[Stored data entries]
* * * *
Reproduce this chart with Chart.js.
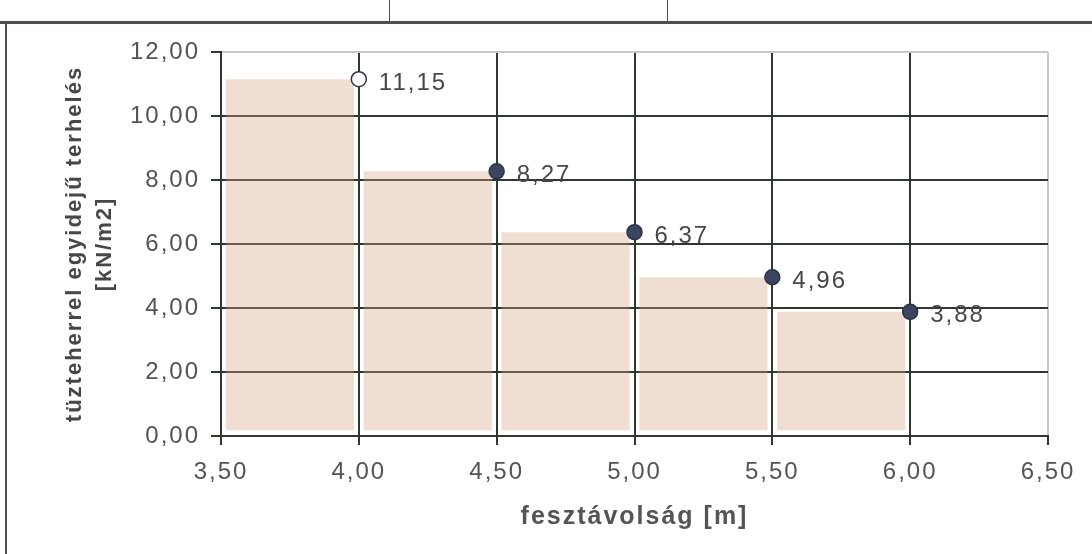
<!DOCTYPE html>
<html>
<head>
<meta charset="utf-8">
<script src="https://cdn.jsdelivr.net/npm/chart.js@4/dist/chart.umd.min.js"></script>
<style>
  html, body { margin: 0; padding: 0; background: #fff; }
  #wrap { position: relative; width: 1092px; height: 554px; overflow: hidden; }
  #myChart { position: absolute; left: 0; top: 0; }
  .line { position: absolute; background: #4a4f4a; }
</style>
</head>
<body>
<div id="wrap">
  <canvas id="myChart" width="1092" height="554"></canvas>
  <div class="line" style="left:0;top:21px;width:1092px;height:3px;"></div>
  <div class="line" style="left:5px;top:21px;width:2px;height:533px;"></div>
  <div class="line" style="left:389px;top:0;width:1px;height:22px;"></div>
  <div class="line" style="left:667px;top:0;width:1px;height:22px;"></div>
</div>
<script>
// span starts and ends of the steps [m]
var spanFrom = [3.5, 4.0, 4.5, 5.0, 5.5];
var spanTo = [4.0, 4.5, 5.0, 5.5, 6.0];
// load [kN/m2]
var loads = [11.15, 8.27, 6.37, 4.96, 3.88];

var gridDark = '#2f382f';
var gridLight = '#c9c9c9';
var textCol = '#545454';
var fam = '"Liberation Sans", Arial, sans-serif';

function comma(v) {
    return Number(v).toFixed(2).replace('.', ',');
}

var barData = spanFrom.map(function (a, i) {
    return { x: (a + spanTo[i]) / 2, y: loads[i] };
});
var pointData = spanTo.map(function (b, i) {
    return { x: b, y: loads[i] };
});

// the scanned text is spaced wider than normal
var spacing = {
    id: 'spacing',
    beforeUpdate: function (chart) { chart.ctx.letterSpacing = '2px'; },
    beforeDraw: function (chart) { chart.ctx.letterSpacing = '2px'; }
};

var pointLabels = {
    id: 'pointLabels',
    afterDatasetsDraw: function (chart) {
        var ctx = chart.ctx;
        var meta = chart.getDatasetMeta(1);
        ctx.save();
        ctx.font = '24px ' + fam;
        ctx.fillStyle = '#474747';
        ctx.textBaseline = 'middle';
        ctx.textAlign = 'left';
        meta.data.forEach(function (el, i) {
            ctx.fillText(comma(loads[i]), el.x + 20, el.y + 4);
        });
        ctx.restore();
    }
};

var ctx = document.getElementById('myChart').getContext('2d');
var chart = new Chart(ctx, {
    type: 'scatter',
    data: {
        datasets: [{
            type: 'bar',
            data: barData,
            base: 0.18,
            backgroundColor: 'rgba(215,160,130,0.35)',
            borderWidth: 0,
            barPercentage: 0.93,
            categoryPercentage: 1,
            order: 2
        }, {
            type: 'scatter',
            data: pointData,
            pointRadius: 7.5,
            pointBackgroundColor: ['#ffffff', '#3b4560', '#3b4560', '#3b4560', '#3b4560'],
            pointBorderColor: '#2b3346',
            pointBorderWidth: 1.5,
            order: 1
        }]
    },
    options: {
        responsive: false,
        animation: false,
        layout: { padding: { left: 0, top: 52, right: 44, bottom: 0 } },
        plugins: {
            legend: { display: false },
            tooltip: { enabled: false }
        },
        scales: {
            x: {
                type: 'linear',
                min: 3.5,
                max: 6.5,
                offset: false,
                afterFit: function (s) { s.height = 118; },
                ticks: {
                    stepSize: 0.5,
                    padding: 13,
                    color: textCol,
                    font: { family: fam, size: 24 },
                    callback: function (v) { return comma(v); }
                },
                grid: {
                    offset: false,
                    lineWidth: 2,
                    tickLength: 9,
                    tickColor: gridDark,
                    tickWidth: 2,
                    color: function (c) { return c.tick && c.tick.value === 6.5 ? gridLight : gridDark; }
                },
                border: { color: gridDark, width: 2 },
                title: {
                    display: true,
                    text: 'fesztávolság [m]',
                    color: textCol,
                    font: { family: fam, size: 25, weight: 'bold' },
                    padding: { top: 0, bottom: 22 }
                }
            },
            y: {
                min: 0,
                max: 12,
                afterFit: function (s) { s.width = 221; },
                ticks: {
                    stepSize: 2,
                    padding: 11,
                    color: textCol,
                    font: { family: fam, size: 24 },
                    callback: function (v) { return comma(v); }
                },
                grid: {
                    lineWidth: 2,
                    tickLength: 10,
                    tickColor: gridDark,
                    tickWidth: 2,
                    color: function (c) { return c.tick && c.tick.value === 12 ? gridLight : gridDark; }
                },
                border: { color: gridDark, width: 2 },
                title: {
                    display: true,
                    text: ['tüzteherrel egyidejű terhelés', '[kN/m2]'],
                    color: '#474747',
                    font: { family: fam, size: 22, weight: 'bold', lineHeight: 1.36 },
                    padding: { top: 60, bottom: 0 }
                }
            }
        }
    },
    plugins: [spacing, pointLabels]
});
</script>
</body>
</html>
* * * *
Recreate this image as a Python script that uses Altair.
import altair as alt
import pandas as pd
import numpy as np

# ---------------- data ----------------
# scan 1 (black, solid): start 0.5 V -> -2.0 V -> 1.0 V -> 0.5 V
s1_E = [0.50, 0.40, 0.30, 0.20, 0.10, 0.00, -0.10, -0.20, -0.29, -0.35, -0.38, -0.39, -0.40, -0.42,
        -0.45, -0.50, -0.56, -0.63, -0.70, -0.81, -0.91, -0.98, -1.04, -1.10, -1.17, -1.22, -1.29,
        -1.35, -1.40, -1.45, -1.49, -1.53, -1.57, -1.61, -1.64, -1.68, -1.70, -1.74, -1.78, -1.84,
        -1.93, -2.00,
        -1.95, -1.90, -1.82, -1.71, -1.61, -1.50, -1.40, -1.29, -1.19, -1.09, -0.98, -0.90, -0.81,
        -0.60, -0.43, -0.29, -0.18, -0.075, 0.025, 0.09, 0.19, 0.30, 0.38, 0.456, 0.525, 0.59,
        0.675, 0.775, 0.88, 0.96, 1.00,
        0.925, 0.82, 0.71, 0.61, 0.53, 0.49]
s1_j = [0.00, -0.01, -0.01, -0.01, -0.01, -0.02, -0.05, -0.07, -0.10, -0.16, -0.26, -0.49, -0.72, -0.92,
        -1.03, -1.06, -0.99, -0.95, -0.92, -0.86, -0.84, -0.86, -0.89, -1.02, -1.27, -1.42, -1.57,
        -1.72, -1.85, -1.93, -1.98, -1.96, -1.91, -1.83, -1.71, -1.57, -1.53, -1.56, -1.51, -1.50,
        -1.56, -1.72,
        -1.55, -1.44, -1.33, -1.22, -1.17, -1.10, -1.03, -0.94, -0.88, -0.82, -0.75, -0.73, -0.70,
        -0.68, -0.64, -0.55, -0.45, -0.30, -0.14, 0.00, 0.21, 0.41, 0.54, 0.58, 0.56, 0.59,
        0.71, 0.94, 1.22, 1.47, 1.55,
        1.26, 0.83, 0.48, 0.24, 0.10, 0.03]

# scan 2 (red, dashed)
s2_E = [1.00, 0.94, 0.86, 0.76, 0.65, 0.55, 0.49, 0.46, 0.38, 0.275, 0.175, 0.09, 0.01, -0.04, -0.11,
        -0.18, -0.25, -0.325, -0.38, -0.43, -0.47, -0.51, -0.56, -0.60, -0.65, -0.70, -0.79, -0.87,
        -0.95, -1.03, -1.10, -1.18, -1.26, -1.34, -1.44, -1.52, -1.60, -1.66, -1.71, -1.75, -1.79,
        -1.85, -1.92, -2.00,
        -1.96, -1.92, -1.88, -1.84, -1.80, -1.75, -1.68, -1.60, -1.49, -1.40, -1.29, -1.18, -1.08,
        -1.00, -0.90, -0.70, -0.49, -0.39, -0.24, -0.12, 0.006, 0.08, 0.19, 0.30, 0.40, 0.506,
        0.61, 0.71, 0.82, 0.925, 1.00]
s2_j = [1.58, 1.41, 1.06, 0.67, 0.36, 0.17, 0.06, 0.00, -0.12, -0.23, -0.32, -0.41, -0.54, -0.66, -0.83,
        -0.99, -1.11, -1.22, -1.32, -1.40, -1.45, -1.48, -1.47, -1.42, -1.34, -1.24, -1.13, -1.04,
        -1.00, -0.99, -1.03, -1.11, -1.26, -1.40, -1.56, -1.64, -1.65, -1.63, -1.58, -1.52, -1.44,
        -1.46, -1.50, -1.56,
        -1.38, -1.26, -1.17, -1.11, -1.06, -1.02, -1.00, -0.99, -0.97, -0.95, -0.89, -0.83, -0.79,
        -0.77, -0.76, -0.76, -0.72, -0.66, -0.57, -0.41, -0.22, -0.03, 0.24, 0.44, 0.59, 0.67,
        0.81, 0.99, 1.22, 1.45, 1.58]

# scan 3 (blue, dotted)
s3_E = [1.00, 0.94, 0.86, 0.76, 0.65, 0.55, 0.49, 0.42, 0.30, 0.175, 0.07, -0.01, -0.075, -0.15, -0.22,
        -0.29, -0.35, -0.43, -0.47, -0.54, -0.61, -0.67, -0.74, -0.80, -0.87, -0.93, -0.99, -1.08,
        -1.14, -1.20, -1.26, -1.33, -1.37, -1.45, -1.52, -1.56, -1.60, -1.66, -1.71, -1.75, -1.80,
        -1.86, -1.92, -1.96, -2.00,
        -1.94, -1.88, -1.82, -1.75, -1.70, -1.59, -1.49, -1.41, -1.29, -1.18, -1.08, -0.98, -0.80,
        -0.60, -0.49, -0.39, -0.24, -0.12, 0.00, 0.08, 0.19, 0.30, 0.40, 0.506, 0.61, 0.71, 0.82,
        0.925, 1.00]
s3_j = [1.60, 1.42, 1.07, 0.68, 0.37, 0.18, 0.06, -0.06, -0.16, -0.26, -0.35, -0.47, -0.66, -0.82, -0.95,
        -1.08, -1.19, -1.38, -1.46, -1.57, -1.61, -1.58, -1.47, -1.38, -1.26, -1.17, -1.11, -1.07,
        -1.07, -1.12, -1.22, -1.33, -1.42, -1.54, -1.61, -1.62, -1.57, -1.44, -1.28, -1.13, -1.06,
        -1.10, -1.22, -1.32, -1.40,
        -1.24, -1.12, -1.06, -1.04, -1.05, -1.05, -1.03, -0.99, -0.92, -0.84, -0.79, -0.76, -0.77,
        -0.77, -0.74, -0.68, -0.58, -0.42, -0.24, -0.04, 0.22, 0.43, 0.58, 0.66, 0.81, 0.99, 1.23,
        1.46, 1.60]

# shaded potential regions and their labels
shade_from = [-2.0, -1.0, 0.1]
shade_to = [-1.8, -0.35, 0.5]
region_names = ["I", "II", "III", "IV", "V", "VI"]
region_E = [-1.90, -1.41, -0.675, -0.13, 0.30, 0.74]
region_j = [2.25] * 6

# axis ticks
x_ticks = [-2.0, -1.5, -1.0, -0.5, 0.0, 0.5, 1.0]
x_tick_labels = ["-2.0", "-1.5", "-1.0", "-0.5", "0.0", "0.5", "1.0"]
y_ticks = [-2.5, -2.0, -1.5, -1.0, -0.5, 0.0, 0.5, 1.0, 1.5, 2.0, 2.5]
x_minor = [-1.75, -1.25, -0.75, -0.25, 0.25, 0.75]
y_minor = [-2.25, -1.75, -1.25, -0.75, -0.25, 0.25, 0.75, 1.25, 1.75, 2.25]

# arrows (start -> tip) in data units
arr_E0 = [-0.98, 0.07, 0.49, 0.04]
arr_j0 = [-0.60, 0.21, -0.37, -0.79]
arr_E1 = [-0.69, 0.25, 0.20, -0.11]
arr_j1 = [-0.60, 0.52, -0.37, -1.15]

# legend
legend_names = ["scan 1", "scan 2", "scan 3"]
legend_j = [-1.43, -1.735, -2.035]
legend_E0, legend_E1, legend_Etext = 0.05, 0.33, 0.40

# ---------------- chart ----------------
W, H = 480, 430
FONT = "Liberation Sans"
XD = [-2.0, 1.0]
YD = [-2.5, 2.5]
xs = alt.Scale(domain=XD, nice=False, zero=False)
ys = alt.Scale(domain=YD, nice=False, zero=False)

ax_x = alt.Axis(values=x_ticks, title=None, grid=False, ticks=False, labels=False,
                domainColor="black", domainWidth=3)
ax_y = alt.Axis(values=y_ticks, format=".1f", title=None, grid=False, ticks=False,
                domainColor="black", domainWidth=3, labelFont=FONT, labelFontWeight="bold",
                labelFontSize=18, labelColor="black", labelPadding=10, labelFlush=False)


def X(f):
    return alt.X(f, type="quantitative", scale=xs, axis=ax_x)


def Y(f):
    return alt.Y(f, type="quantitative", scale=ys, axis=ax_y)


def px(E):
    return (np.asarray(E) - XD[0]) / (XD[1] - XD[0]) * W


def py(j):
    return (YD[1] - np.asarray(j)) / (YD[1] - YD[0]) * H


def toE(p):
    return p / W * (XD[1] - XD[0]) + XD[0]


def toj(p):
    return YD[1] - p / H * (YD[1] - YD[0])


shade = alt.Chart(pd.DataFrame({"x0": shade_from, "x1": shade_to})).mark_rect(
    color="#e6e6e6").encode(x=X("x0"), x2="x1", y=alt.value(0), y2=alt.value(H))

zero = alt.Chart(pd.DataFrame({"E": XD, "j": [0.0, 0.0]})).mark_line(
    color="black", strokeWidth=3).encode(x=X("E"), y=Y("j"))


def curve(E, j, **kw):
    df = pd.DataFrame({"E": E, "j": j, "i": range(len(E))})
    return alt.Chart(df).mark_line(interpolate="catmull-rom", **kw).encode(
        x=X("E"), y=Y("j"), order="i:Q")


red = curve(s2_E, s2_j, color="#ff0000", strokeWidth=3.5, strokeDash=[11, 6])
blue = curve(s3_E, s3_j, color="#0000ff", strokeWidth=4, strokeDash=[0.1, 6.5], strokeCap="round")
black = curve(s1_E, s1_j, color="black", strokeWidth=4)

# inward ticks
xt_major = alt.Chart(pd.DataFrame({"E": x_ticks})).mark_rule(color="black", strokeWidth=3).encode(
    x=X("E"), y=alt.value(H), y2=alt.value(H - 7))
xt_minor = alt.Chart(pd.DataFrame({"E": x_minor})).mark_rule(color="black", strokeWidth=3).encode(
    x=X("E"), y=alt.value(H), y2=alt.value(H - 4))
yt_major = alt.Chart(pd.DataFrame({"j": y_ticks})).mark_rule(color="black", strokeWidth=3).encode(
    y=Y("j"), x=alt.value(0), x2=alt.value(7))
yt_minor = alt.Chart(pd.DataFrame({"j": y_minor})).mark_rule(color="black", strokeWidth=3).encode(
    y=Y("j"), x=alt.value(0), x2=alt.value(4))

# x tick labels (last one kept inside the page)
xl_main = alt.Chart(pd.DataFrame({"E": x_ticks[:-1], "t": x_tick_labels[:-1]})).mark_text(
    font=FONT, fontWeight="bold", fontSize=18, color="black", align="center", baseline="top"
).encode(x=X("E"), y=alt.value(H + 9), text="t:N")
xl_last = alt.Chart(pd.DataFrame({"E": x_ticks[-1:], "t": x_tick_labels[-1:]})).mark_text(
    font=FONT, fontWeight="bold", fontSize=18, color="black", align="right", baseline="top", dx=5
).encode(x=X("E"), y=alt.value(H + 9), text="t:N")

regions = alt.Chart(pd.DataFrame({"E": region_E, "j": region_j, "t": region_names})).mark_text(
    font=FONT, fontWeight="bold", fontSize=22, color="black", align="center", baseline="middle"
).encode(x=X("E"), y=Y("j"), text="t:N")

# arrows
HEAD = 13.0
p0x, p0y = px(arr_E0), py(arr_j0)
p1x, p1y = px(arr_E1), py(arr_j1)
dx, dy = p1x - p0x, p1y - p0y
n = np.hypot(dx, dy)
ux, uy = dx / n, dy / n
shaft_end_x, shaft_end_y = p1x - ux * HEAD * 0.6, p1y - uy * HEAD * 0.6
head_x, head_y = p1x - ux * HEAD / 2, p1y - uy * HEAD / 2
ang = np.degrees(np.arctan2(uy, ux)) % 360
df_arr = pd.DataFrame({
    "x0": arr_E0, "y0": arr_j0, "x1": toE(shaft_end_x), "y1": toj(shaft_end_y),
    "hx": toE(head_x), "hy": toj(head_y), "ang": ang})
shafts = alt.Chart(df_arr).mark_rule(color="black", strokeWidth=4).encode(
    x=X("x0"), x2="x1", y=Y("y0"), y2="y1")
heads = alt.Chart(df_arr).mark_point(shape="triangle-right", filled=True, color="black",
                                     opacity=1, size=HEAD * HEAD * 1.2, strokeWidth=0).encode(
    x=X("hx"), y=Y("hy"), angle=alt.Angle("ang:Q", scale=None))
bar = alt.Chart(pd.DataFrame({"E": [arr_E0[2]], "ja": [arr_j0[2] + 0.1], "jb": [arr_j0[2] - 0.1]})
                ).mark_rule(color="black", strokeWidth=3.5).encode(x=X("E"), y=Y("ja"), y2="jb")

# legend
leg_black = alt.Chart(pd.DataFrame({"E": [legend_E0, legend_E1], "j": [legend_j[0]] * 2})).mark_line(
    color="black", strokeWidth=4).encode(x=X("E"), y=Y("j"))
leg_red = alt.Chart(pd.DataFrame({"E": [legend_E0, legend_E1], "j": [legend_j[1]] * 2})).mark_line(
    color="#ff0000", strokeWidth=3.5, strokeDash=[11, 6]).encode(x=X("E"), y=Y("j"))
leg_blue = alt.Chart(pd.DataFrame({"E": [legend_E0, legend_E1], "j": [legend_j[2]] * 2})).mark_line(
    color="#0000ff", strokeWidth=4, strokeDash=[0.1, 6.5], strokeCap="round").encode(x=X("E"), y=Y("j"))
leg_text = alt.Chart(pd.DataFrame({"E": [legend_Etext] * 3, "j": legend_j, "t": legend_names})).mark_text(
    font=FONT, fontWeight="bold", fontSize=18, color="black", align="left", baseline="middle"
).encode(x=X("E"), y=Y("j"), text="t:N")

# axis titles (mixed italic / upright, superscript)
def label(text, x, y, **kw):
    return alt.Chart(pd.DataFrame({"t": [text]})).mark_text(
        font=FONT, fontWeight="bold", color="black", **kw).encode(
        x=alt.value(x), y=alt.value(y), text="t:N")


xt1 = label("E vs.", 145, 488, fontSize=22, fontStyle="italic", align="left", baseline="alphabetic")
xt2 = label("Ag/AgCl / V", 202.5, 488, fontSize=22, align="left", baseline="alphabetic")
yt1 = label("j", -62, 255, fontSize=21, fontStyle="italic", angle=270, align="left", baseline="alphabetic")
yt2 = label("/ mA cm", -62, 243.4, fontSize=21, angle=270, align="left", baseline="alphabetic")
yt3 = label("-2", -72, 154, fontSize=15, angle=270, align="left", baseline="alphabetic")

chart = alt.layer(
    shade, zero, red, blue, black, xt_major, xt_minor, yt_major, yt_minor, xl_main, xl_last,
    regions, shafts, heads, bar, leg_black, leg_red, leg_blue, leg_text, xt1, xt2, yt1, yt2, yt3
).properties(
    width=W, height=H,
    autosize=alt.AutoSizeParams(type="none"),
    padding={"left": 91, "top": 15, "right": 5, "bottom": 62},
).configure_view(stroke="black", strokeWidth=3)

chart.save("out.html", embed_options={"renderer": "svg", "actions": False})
* * * *
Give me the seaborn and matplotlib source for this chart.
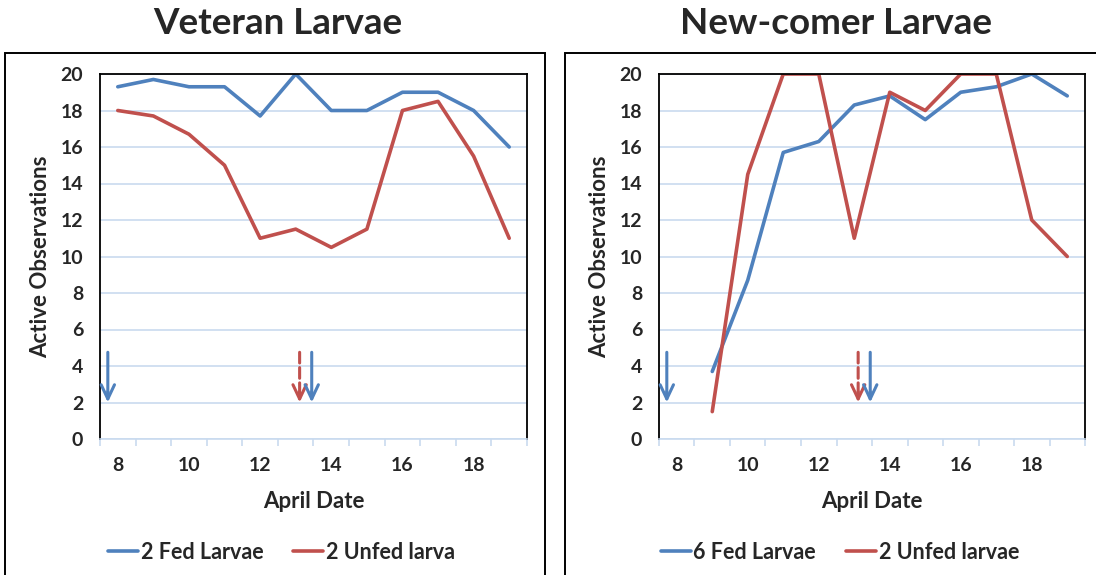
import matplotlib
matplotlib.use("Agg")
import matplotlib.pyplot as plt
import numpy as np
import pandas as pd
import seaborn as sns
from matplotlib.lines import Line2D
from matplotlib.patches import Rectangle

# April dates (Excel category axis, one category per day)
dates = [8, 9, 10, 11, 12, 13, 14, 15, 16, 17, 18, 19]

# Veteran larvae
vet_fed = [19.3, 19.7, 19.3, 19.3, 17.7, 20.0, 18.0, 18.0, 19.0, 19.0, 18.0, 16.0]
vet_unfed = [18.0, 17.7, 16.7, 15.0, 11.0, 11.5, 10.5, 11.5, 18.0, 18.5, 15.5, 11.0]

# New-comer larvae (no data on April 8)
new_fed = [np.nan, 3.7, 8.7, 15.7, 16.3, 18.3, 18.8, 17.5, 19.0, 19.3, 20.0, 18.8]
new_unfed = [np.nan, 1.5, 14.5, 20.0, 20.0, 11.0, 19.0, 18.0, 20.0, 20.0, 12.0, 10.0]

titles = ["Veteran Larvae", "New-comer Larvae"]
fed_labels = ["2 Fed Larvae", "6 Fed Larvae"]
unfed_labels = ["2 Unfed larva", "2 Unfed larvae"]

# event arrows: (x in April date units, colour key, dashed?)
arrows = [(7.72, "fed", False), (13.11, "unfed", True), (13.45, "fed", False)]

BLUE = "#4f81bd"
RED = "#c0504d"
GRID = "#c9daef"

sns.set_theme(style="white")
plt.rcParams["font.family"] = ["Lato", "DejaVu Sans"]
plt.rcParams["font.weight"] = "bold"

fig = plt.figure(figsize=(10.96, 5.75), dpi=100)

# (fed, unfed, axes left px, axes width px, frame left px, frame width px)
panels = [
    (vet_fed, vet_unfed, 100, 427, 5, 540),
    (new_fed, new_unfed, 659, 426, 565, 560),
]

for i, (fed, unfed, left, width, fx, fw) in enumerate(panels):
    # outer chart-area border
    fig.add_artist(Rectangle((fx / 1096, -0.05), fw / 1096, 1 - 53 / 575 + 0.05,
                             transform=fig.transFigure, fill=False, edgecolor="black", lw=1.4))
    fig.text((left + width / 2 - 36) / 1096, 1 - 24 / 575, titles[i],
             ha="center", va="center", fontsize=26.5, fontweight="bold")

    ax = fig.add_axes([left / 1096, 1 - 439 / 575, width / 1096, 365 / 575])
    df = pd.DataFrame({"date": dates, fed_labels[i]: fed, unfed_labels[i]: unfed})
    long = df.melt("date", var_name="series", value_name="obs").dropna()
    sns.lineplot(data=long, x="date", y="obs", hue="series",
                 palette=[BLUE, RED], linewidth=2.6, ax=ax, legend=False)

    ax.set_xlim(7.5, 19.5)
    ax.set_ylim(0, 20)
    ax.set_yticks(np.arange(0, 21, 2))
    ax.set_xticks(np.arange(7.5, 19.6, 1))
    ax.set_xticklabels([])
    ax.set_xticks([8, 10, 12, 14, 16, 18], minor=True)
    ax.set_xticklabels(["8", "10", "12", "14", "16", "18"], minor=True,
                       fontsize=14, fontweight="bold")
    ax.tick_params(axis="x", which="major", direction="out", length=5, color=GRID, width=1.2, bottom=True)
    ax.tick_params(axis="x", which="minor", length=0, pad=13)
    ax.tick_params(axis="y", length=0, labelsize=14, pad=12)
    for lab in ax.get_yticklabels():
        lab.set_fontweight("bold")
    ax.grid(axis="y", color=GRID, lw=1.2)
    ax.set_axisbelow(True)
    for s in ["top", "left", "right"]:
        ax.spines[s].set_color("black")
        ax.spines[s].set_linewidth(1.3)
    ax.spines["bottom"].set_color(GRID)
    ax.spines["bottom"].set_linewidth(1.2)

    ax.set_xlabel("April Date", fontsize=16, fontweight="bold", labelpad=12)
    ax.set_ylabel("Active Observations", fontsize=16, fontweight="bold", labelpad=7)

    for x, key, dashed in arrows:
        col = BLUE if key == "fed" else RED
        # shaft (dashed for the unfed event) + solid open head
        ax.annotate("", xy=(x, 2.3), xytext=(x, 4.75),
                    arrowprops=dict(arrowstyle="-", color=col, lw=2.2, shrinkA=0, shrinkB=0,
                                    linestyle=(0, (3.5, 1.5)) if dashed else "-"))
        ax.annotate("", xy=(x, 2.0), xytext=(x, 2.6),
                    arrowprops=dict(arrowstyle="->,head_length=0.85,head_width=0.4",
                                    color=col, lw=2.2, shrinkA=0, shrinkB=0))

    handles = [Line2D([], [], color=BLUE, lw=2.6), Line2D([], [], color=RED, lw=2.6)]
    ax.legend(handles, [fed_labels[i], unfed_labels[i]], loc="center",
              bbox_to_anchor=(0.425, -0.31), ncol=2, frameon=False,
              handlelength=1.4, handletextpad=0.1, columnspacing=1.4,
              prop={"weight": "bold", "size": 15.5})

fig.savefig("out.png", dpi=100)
* * * *
● THE EXERCISE: List all lines holding the string "seaborn".

● CORRECT RESPONSE:
Give me the seaborn and matplotlib source for this chart.
import seaborn as sns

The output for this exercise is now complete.